◆ Stated problem
Everything from the first line of the data through the line with "import plotly.graph_objects as go" is to be echoed exactly, minus the pictures.

◆ Material

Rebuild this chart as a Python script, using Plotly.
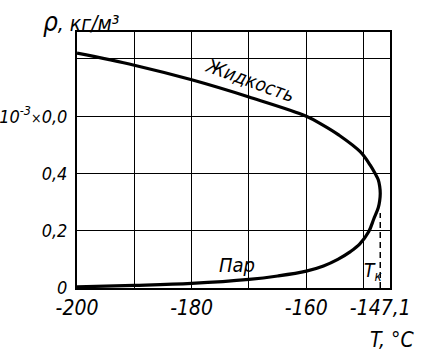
import plotly.graph_objects as go

# Data
liquid_T = [-200, -190, -180, -170, -160, -157.1, -154.3, -150.6, -148.85, -147.95, -147.45, -147.2, -147.1]
liquid_rho = [0.820, 0.778, 0.727, 0.667, 0.600, 0.569, 0.534, 0.476, 0.429, 0.398, 0.378, 0.355, 0.330]
vapor_T = [-147.1, -147.2, -147.45, -148.25, -149.1, -150.7, -152.3, -154.5, -157, -160, -165, -170, -180, -190, -200]
vapor_rho = [0.330, 0.305, 0.280, 0.240, 0.197, 0.153, 0.127, 0.100, 0.077, 0.059, 0.042, 0.030, 0.016, 0.009, 0.004]
T_crit = -147.1
dash_rho = [0.0, 0.262]

x_tickvals = [-200, -180, -160, T_crit]
x_ticktext = ["-200", "-180", "-160", "-147,1"]
y_tickvals = [0, 0.2, 0.4, 0.6]
y_ticktext = ["0", "0,2", "0,4",
              "10<sup>-3</sup><span style='font-size:14px'>×</span>0,0"]

FONT = "Liberation Sans Narrow, DejaVu Sans Condensed, Arial Narrow, sans-serif"

curve_T = vapor_T[::-1] + liquid_T[::-1][1:]
curve_rho = vapor_rho[::-1] + liquid_rho[::-1][1:]

fig = go.Figure()
fig.add_trace(go.Scatter(x=curve_T, y=curve_rho, mode="lines",
                         line=dict(color="black", width=3.2, shape="spline", smoothing=1.0),
                         hoverinfo="skip", showlegend=False))
fig.add_trace(go.Scatter(x=[T_crit, T_crit], y=dash_rho, mode="lines",
                         line=dict(color="black", width=1.5, dash="6px,4px"),
                         hoverinfo="skip", showlegend=False))

fig.update_layout(
    width=422, height=354,
    margin=dict(l=77, r=32, t=32, b=66),
    paper_bgcolor="white", plot_bgcolor="white",
    font=dict(family=FONT, color="black"),
    xaxis=dict(range=[-200, -145.4], tickvals=x_tickvals, ticktext=x_ticktext,
               automargin=False,
               showgrid=False, zeroline=False, showline=True, mirror=True,
               linecolor="black", linewidth=2, ticks="", ticklen=0,
               tickfont=dict(family=FONT, size=21, style="italic"),
               minor=dict(dtick=10, tick0=-200, showgrid=True, gridcolor="black",
                          gridwidth=1.3, ticks="")),
    yaxis=dict(range=[0, 0.894], tickvals=y_tickvals, ticktext=y_ticktext,
               automargin=False, ticklabelstandoff=4,
               showgrid=False, zeroline=False, showline=True, mirror=True,
               linecolor="black", linewidth=2, ticks="", ticklen=0,
               tickfont=dict(family=FONT, size=18, style="italic"),
               minor=dict(dtick=0.2, tick0=0, showgrid=True, gridcolor="black",
                          gridwidth=1.3, ticks="")),
)

fig.add_annotation(x=-169.8, y=0.726, text="Жидкость", showarrow=False, textangle=20,
                   font=dict(family=FONT, size=19, style="italic"))
fig.add_annotation(x=-172.1, y=0.080, text="Пар", showarrow=False,
                   font=dict(family=FONT, size=20, style="italic"))
fig.add_annotation(x=-148.4, y=0.059, text="T<sub>к</sub>", showarrow=False,
                   font=dict(family=FONT, size=19, style="italic"))
fig.add_annotation(xref="paper", yref="paper", x=0.013, y=1.039, text="<span style='font-size:26px'>ρ</span>, кг/м³",
                   xanchor="center", yanchor="middle",
                   showarrow=False, font=dict(family=FONT, size=21, style="italic"))
fig.add_annotation(xref="paper", yref="paper", x=1.006, y=-0.203, text="T, °C",
                   xanchor="center", yanchor="middle",
                   showarrow=False, font=dict(family=FONT, size=21, style="italic"))

fig.write_html("out.html")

◆ Full answer
Rebuild this chart as a Python script, using Plotly.
import plotly.graph_objects as go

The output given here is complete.